## Description of the task
Look for the line containing "Write the matplotlib code for this chart." and the line containing "residues = list(range(71, 129))" in the entries below. Copy those two and all lines between them exactly, leaving out pictures.

● ● ● ●

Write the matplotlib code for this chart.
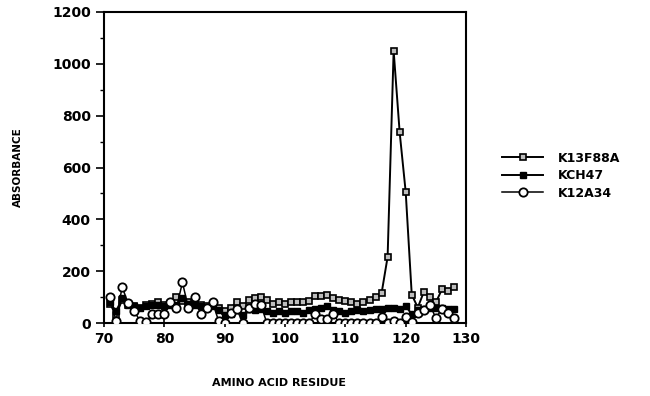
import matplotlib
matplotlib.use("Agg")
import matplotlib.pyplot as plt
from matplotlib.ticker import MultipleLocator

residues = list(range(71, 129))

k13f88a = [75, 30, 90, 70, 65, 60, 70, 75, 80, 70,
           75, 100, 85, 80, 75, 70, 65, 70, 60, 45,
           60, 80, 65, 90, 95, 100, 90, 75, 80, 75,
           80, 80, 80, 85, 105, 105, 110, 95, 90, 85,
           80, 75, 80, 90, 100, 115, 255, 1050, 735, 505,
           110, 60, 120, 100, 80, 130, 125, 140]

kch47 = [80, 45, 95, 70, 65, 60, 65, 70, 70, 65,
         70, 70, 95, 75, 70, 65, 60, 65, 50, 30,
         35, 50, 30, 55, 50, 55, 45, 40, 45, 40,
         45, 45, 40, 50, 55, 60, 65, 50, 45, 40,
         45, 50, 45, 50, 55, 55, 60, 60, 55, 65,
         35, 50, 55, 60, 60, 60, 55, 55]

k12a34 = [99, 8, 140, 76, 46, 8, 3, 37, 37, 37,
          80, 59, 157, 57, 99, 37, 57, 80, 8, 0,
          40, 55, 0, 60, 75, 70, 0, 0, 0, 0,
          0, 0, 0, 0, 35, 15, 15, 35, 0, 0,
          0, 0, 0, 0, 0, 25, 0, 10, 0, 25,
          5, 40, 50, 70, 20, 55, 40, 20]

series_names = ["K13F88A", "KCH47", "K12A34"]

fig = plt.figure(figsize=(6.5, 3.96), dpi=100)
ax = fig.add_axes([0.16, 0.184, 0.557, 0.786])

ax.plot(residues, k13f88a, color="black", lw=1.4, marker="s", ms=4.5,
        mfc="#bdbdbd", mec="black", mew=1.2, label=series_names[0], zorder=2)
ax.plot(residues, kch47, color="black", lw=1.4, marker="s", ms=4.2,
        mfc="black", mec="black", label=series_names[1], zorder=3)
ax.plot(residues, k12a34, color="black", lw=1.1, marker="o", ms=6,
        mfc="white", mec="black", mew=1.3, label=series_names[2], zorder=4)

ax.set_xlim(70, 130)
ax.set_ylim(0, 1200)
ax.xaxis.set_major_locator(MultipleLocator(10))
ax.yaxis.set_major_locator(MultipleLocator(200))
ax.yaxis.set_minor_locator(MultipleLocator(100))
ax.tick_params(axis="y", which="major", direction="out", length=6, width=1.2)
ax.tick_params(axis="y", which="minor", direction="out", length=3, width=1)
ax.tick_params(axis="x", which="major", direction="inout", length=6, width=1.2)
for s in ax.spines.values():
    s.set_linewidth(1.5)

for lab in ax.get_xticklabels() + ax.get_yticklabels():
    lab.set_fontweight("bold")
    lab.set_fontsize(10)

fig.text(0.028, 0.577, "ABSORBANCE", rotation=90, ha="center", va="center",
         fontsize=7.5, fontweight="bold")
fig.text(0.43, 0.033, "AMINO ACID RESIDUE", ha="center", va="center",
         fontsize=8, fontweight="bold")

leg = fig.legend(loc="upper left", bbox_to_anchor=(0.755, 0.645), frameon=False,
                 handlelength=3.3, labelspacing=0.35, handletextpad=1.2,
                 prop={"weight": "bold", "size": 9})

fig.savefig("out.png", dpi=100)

● ● ● ●

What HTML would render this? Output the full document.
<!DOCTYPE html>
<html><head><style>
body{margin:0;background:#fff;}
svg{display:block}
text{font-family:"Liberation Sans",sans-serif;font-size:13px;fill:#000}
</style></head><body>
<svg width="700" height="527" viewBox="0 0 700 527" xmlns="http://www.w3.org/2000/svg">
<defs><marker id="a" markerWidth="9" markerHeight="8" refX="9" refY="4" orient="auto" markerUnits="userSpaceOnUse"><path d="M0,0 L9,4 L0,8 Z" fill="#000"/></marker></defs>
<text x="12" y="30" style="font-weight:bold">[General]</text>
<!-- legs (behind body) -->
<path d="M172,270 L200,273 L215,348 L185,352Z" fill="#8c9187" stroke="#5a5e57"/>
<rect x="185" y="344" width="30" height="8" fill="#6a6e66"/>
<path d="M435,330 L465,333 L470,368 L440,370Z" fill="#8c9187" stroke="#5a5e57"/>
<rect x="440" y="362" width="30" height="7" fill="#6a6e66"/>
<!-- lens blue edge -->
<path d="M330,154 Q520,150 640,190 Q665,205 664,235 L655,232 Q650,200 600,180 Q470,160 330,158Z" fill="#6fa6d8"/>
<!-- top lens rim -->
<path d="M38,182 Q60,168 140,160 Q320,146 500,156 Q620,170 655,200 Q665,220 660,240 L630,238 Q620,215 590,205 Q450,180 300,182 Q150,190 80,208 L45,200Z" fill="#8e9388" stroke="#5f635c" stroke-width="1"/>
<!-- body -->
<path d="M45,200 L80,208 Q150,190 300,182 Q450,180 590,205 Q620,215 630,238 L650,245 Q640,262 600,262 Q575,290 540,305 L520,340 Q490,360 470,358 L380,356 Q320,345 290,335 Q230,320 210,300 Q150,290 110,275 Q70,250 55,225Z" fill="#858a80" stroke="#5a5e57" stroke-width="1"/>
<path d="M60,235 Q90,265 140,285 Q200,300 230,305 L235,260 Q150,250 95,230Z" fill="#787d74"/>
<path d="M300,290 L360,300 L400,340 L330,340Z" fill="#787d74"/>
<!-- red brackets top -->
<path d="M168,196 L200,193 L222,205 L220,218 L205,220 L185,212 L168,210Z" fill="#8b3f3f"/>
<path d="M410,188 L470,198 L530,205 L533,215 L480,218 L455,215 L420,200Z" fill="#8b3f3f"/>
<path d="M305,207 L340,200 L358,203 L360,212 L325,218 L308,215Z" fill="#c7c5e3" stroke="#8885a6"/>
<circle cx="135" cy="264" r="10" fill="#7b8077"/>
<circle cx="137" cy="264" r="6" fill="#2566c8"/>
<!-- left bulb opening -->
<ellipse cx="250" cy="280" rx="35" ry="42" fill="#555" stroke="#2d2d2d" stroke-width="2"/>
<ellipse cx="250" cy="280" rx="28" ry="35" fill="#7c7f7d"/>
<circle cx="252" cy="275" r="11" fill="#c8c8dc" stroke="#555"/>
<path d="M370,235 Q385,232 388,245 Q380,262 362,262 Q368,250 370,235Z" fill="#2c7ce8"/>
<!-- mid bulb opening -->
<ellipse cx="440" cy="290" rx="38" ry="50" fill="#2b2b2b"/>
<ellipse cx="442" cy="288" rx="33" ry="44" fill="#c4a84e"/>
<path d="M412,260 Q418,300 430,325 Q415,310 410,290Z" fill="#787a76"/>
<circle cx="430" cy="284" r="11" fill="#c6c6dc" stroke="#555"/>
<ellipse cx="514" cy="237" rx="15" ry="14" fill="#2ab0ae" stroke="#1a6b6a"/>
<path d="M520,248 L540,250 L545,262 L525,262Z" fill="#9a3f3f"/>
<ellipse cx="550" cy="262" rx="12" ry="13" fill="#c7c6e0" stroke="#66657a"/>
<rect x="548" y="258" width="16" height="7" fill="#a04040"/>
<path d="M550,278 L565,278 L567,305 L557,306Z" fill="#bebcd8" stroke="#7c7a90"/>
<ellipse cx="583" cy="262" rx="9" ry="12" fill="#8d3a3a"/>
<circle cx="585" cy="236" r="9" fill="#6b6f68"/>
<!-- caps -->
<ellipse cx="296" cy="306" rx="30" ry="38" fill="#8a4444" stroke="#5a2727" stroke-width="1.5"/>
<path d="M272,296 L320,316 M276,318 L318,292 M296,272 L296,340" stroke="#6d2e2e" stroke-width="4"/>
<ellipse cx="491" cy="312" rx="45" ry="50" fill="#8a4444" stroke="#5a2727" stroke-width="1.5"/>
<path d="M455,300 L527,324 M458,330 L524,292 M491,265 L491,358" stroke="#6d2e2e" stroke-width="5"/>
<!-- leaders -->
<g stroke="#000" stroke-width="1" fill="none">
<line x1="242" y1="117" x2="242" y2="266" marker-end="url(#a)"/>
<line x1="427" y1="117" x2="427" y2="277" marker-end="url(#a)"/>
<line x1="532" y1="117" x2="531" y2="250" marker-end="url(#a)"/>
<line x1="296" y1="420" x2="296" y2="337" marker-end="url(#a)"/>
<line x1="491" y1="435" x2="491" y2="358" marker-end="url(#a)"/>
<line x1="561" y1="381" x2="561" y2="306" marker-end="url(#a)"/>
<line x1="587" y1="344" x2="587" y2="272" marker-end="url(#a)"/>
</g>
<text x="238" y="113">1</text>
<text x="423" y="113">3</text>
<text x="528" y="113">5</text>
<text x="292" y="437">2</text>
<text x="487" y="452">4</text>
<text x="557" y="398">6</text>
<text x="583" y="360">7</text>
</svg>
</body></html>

● ● ● ●

## Expected output
Write the matplotlib code for this chart.
import matplotlib
matplotlib.use("Agg")
import matplotlib.pyplot as plt
from matplotlib.ticker import MultipleLocator

residues = list(range(71, 129))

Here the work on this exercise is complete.